The other things I deleted were all my documents, work related or personal. Joe Tech doesn't need to know this information. The last big thing I cleared out were my photos on iPhoto. At first my argument was that I had photos of other people, and with the Faces feature these people were named. But I don't really have many people photos. The real reason I deleted them was that I don't feel confident in photography. I'm fully aware I have some duds in there, with some (what I think) good ones. I don't need Joe Tech to post up a dud in the back room for all his techie friends to point and laugh at. So after verifying I had a backup of all 4,000+ photos, I deleted them all. And for those wondering why I post photos online, that's easy. You either know me, in which case you'll know how to tell me a photo sucks, or you don't know me and the level of anonymity  protects me from you actually saying something I'll really care about, unless of course you actually leave constructive comments.

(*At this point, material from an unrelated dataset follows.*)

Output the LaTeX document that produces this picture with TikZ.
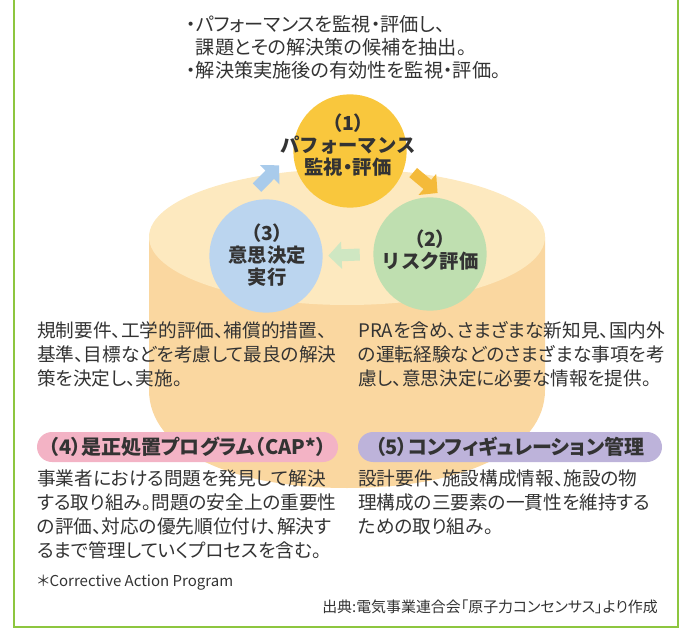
\documentclass[tikz,border=0pt]{standalone}
\usepackage{fontspec}
\setmainfont{Noto Sans CJK JP}[RawFeature=+palt]
\usepackage{tikz}
\usetikzlibrary{arrows.meta}
\definecolor{txt}{HTML}{333333}
\definecolor{frame}{HTML}{8DC63F}
\definecolor{bodyc}{HTML}{FAD7A0}
\definecolor{topc}{HTML}{FDE9BF}
\definecolor{yellowc}{HTML}{F9C73D}
\definecolor{greenc}{HTML}{BFDFB0}
\definecolor{bluec}{HTML}{BBD5EF}
\definecolor{yarrow}{HTML}{F4BA3A}
\definecolor{garrow}{HTML}{CFE7C2}
\definecolor{barrow}{HTML}{A9CBEB}
\definecolor{pinkc}{HTML}{F3B3C5}
\definecolor{purplec}{HTML}{BDB3DA}

\begin{document}
\begin{tikzpicture}[x=0.75pt,y=-0.75pt]
\tikzset{circ/.style = {shape=circle,minimum size=85pt,inner sep=0pt}}
\tikzset{circtext/.style = {align=center,inner sep=0pt,font=\fontsize{14.5pt}{16.5pt}\selectfont\bfseries,text=txt}}
\tikzset{para/.style = {align=left,anchor=north west,inner sep=0pt,font=\fontsize{14pt}{18pt}\selectfont,text=txt}}
\tikzset{pill/.style = {rounded corners=11.25pt,minimum height=22.5pt,inner sep=0pt,font=\fontsize{15pt}{16pt}\selectfont\bfseries,text=txt}}
\tikzset{blockarrow/.style = {line width=9pt,-{Triangle[width=20pt,length=10pt]}}}

\useasboundingbox (0,0) rectangle (684,630);
\draw[frame,line width=2pt] (14,-5) -- (14,627) -- (678,627) -- (678,-5);

%cylinder
\fill[bodyc] (149,237) -- (149,390) .. controls (149,450) and (230,488) .. (347,488)
  .. controls (464,488) and (545,450) .. (545,390) -- (545,237) -- cycle;
\fill[topc] (347,237) ellipse [x radius=198, y radius=68];

\node[para,font=\fontsize{14.4pt}{17.25pt}\selectfont] (intro) at (186,15)
  {・パフォーマンスを監視・評価し、\\\phantom{・}課題とその解決策の候補を抽出。\\・解決策実施後の有効性を監視・評価。};

%cycle
\node[circ,fill=yellowc] (perf) at (350,151) {};
\node[circ,fill=greenc] (risk) at (430,254) {};
\node[circ,fill=bluec] (decide) at (266,256) {};

\draw[blockarrow,yarrow,shorten <=8pt,shorten >=7pt] (perf.-15) -- (risk.75);
\draw[blockarrow,garrow,shorten <=10pt,shorten >=4pt] (risk.west) -- (decide.east);
\draw[blockarrow,barrow,shorten <=19pt,shorten >=15pt] (decide.118) -- (perf.180);

\node[circtext] (perf-text) at (348,145) {（1）\\{\addfontfeature{RawFeature=-palt}パフォーマンス}\\監視・評価};
\node[circtext] (risk-text) at (430,250) {（2）\\{\addfontfeature{RawFeature=-palt}リスク評価}};
\node[circtext] (decide-text) at (267,255) {（3）\\意思決定\\実行};

%descriptions
\node[para] (decide-note) at (37,321)
  {規制要件、工学的評価、補償的措置、\\基準、目標などを考慮して最良の解決\\策を決定し、実施。};
\node[para] (risk-note) at (358,321)
  {PRAを含め、さまざまな新知見、国内外\\の運転経験などのさまざまな事項を考\\慮し、意思決定に必要な情報を提供。};

\node[pill,fill=pinkc,minimum width=225.75pt] (cap) at (187.5,447) {（4）是正処置プログラム（CAP*）};
\node[pill,fill=purplec,minimum width=228pt] (config) at (510,447) {（5）コンフィギュレーション管理};

\node[para] (cap-note) at (37,470)
  {事業者における問題を発見して解決\\する取り組み。問題の安全上の重要性\\の評価、対応の優先順位付け、解決す\\るまで管理していくプロセスを含む。};
\node[para] (config-note) at (358,470)
  {設計要件、施設構成情報、施設の物\\理構成の三要素の一貫性を維持する\\ための取り組み。};

\node[para,font=\fontsize{11.25pt}{13pt}\selectfont] (footnote) at (37,575) {＊Corrective Action Program};
\node[para,anchor=north east,font=\fontsize{11.2pt}{13pt}\selectfont] (source) at (658,600)
  {出典:電気事業連合会「原子力コンセンサス」より作成};
\end{tikzpicture}
\end{document}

So now the Mac is gone, hopefully getting white glove treatment with hands being rinsed in what ever passes for Apple holy water by a team of technicians and acolytes. In truth it'll be some kid who probably just picked his nose before opening up my Mac, but I'll stick to my fantasy. In my Mac's place? A somewhat older Compaq/HP desktop unit that was running a Windows Evaluation copy that had expired long ago. We'll see how the transition goes.